STORED DATA =
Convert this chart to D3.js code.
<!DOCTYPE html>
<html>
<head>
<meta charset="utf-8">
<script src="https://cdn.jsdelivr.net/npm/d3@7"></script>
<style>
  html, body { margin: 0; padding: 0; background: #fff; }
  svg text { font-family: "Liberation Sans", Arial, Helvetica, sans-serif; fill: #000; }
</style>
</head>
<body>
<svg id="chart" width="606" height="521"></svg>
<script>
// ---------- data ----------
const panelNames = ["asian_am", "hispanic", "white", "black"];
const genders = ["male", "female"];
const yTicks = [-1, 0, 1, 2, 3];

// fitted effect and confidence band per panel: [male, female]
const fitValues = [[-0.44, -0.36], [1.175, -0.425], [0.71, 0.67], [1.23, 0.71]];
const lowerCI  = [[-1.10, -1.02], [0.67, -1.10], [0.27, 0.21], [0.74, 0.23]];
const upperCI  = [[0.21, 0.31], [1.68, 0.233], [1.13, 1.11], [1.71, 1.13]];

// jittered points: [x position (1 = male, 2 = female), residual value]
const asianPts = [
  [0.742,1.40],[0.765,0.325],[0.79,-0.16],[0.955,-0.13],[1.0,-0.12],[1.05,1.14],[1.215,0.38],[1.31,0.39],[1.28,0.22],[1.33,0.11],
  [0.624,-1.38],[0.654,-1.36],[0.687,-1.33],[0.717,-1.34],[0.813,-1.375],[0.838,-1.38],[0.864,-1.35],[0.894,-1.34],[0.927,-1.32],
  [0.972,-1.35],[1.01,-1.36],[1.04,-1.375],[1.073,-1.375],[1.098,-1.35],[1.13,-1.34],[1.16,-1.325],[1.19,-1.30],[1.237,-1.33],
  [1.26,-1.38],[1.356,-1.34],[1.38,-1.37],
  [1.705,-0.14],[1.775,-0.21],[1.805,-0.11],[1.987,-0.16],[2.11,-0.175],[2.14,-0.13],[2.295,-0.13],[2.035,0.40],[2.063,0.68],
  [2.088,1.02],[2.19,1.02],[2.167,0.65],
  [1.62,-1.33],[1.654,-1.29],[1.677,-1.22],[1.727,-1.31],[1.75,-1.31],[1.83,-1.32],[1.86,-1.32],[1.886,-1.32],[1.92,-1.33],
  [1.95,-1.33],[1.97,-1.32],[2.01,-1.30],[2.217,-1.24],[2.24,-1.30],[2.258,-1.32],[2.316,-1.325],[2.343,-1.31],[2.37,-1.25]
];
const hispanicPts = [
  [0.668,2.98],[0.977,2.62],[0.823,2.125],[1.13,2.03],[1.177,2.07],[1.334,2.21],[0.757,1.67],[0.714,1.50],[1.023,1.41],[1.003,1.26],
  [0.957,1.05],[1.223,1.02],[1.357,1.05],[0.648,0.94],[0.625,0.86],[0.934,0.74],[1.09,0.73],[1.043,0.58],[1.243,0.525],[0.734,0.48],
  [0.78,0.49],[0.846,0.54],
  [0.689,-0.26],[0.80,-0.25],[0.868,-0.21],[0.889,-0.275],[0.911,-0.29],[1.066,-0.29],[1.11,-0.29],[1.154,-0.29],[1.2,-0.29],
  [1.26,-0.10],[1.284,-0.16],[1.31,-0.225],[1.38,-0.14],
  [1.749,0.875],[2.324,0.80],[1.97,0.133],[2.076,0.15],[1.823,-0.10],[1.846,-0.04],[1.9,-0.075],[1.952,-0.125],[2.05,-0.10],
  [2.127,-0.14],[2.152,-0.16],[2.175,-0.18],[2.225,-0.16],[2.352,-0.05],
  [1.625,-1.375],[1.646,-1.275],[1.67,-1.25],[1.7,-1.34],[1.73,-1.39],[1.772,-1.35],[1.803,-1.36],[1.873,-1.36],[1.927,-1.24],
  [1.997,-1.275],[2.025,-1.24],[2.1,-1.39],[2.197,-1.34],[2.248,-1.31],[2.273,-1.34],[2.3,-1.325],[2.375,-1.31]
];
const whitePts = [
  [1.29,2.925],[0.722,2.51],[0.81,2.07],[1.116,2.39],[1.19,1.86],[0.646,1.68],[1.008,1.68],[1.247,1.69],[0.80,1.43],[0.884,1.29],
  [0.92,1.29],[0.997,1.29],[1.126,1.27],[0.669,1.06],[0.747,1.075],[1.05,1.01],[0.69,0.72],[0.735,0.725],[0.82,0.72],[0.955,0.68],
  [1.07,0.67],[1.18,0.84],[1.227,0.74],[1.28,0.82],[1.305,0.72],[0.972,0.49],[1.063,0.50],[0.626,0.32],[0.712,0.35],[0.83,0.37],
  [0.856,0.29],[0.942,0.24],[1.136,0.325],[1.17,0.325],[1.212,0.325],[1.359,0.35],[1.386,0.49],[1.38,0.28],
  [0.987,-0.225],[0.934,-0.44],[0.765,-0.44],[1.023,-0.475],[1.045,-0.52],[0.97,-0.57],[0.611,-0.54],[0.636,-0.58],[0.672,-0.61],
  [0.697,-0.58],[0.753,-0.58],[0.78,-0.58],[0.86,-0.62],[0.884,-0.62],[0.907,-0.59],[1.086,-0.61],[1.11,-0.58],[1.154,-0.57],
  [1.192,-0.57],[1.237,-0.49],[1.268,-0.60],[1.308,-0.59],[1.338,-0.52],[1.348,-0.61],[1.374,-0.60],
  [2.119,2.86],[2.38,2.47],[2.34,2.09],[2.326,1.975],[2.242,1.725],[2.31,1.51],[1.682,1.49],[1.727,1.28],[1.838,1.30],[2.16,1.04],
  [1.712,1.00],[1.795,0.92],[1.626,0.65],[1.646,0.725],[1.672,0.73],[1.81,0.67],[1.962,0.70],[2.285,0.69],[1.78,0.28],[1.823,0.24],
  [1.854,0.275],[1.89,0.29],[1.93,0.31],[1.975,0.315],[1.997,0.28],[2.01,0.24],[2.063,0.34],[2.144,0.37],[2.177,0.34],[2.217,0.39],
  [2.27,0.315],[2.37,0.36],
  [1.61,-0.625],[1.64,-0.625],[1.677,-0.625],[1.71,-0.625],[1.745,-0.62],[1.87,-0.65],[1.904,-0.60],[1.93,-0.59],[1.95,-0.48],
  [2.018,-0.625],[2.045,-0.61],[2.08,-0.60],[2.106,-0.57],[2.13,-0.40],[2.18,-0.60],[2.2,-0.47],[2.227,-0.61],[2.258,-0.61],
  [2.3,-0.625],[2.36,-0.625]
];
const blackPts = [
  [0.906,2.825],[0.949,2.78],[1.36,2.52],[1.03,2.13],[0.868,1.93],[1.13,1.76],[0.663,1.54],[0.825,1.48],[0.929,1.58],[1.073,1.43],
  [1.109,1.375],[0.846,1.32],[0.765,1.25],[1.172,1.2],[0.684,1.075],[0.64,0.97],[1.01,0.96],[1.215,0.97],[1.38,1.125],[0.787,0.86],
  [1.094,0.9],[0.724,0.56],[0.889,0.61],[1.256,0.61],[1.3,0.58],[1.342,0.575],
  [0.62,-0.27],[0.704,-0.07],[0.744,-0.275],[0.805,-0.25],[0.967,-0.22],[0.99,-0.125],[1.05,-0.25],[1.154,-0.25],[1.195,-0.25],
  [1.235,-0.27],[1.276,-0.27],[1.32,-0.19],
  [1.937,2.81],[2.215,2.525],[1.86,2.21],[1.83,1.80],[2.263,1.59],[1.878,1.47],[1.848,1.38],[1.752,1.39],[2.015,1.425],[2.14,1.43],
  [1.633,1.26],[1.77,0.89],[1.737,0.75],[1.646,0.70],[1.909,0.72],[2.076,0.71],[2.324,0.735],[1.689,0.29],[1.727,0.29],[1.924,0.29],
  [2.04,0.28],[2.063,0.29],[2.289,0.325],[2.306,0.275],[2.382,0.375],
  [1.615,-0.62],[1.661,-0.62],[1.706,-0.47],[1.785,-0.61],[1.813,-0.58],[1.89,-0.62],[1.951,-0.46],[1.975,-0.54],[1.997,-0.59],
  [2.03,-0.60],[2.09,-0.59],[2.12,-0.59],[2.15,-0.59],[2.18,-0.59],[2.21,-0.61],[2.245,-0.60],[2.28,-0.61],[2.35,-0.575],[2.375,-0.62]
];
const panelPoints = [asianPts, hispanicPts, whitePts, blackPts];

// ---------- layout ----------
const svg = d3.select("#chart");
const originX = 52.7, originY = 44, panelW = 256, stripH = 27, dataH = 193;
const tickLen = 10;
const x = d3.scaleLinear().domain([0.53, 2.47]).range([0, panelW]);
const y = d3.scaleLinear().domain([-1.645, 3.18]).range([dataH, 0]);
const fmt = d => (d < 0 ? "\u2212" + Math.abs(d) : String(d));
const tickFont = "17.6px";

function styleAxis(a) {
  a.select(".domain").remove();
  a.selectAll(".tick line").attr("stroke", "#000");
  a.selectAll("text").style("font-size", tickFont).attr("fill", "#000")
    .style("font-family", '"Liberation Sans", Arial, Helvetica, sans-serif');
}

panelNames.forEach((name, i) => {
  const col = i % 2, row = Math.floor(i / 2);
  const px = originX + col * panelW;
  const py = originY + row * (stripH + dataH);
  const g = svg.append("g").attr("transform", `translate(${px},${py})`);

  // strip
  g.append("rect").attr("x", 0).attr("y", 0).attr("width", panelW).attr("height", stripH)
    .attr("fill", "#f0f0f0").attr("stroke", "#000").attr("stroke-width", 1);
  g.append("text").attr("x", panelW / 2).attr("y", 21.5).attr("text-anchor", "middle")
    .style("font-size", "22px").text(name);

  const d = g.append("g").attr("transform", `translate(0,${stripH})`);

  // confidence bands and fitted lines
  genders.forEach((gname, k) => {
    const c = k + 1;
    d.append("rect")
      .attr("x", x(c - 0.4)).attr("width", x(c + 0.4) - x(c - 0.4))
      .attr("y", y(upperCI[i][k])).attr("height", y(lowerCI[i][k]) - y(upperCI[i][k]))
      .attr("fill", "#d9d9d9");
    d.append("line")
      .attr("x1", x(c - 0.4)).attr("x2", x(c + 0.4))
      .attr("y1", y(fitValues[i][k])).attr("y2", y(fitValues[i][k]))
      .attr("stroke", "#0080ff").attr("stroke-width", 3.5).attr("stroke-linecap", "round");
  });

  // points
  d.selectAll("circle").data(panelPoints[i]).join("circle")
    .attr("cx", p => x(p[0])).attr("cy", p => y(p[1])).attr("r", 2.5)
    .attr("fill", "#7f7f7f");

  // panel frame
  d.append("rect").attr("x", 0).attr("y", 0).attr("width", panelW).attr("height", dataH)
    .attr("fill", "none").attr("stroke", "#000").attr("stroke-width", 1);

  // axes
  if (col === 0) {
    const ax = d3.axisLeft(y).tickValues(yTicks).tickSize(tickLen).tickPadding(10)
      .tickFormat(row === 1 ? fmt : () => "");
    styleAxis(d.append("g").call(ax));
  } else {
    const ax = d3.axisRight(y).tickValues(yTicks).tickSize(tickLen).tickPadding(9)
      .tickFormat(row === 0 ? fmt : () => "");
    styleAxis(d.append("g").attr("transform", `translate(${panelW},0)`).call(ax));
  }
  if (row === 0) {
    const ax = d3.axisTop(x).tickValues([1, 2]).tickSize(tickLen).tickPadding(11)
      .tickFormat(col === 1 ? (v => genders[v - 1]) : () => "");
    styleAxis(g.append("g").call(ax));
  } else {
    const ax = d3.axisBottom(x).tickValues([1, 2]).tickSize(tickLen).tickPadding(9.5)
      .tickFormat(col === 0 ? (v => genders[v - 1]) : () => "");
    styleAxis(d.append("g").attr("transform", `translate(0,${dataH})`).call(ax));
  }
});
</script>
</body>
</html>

---

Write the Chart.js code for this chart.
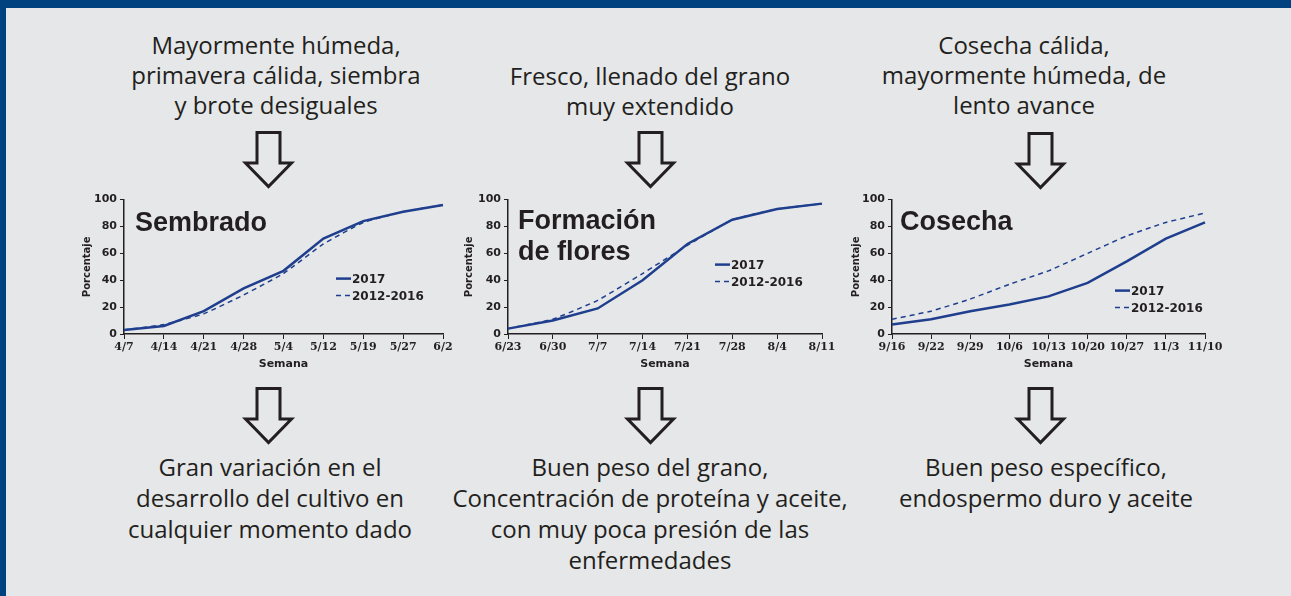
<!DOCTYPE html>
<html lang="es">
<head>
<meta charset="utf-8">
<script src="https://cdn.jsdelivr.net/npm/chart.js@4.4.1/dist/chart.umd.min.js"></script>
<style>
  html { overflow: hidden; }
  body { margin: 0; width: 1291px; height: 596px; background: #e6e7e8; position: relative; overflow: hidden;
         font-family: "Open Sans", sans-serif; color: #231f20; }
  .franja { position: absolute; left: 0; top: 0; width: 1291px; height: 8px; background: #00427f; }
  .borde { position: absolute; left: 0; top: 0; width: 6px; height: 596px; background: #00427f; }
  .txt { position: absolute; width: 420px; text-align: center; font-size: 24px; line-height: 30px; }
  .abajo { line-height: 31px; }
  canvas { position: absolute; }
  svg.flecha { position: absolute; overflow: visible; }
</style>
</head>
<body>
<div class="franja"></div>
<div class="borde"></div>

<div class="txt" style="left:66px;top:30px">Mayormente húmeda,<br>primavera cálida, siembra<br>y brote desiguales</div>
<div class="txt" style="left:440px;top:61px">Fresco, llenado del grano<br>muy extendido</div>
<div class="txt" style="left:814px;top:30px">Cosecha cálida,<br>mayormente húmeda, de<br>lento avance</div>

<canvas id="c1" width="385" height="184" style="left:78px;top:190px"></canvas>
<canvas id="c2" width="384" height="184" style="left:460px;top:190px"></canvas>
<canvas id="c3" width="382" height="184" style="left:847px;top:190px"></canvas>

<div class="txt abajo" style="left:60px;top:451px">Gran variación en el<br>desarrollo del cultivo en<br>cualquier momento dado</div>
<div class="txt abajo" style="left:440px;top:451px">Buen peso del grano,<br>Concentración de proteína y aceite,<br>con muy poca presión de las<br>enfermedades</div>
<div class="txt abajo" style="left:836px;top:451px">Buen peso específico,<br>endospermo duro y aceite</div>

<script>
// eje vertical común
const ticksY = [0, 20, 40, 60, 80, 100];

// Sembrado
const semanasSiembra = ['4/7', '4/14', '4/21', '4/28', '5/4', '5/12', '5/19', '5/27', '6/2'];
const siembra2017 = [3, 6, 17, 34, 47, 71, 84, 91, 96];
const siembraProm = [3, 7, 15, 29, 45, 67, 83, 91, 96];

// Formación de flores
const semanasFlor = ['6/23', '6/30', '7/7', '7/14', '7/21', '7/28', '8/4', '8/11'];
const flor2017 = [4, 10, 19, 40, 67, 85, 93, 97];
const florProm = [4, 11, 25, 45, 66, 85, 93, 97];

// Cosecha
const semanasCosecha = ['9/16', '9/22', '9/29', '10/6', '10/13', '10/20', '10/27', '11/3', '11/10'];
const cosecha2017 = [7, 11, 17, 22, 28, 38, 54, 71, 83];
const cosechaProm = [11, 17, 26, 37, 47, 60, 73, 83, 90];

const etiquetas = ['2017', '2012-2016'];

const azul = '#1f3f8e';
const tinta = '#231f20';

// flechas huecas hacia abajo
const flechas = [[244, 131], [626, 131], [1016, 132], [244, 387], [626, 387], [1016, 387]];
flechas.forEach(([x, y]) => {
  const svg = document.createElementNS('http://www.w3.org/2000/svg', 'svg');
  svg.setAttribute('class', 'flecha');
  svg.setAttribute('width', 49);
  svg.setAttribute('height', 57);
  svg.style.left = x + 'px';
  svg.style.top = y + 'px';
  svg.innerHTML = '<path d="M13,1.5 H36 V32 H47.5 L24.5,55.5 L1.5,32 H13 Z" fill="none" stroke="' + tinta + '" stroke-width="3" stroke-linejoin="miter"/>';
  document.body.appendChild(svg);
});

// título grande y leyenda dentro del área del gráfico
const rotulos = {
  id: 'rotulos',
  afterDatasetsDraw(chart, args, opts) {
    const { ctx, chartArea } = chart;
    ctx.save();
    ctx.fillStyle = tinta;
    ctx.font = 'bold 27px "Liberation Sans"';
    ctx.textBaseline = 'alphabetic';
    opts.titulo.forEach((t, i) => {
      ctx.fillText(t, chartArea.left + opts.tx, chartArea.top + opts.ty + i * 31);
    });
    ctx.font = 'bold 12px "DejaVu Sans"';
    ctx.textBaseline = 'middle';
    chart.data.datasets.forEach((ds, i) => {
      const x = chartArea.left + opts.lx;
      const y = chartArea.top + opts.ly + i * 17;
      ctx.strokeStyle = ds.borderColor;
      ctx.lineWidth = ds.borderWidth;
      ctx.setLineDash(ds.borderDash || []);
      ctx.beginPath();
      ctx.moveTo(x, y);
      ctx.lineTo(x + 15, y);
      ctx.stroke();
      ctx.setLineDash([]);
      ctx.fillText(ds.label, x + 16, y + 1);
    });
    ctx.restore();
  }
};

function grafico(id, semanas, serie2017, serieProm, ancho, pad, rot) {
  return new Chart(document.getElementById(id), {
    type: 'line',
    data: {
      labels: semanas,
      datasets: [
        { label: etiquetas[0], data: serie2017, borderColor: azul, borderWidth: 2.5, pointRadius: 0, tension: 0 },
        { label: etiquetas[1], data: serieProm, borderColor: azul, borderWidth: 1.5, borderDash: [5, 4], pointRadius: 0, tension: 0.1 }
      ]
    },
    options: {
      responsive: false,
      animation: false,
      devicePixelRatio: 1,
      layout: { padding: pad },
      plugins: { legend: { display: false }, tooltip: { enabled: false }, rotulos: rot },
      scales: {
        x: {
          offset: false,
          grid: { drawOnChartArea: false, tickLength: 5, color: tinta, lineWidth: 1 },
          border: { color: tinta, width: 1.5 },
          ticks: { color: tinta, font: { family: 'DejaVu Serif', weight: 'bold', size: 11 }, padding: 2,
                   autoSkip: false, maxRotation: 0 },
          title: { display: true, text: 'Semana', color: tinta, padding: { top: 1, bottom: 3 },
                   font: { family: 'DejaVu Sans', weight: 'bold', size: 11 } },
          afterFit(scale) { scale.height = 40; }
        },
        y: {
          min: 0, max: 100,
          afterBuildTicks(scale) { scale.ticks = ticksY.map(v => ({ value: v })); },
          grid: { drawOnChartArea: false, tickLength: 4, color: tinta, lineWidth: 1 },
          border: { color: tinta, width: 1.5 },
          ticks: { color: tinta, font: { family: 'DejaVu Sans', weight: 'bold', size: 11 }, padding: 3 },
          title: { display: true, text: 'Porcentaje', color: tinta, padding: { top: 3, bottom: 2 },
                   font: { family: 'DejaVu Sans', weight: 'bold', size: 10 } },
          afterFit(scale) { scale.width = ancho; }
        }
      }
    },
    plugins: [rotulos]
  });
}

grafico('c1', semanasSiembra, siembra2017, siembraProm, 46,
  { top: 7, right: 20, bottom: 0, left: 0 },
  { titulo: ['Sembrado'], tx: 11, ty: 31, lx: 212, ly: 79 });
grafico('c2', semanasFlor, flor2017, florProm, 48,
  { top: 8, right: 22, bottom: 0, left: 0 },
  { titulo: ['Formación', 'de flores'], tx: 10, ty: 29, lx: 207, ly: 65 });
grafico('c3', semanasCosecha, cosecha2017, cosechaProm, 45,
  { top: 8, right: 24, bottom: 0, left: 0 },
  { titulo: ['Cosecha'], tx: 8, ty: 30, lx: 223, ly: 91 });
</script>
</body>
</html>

TASK BRIEF = The first line to be transcribed is the one containing "Convert this chart to D3.js code.", and the last is the one containing "1.11], [1.71, 1.13]];". Transcribe exactly those lines and nothing else.

ANSWER TO THE PROBLEM =
Convert this chart to D3.js code.
<!DOCTYPE html>
<html>
<head>
<meta charset="utf-8">
<script src="https://cdn.jsdelivr.net/npm/d3@7"></script>
<style>
  html, body { margin: 0; padding: 0; background: #fff; }
  svg text { font-family: "Liberation Sans", Arial, Helvetica, sans-serif; fill: #000; }
</style>
</head>
<body>
<svg id="chart" width="606" height="521"></svg>
<script>
// ---------- data ----------
const panelNames = ["asian_am", "hispanic", "white", "black"];
const genders = ["male", "female"];
const yTicks = [-1, 0, 1, 2, 3];

// fitted effect and confidence band per panel: [male, female]
const fitValues = [[-0.44, -0.36], [1.175, -0.425], [0.71, 0.67], [1.23, 0.71]];
const lowerCI  = [[-1.10, -1.02], [0.67, -1.10], [0.27, 0.21], [0.74, 0.23]];
const upperCI  = [[0.21, 0.31], [1.68, 0.233], [1.13, 1.11], [1.71, 1.13]];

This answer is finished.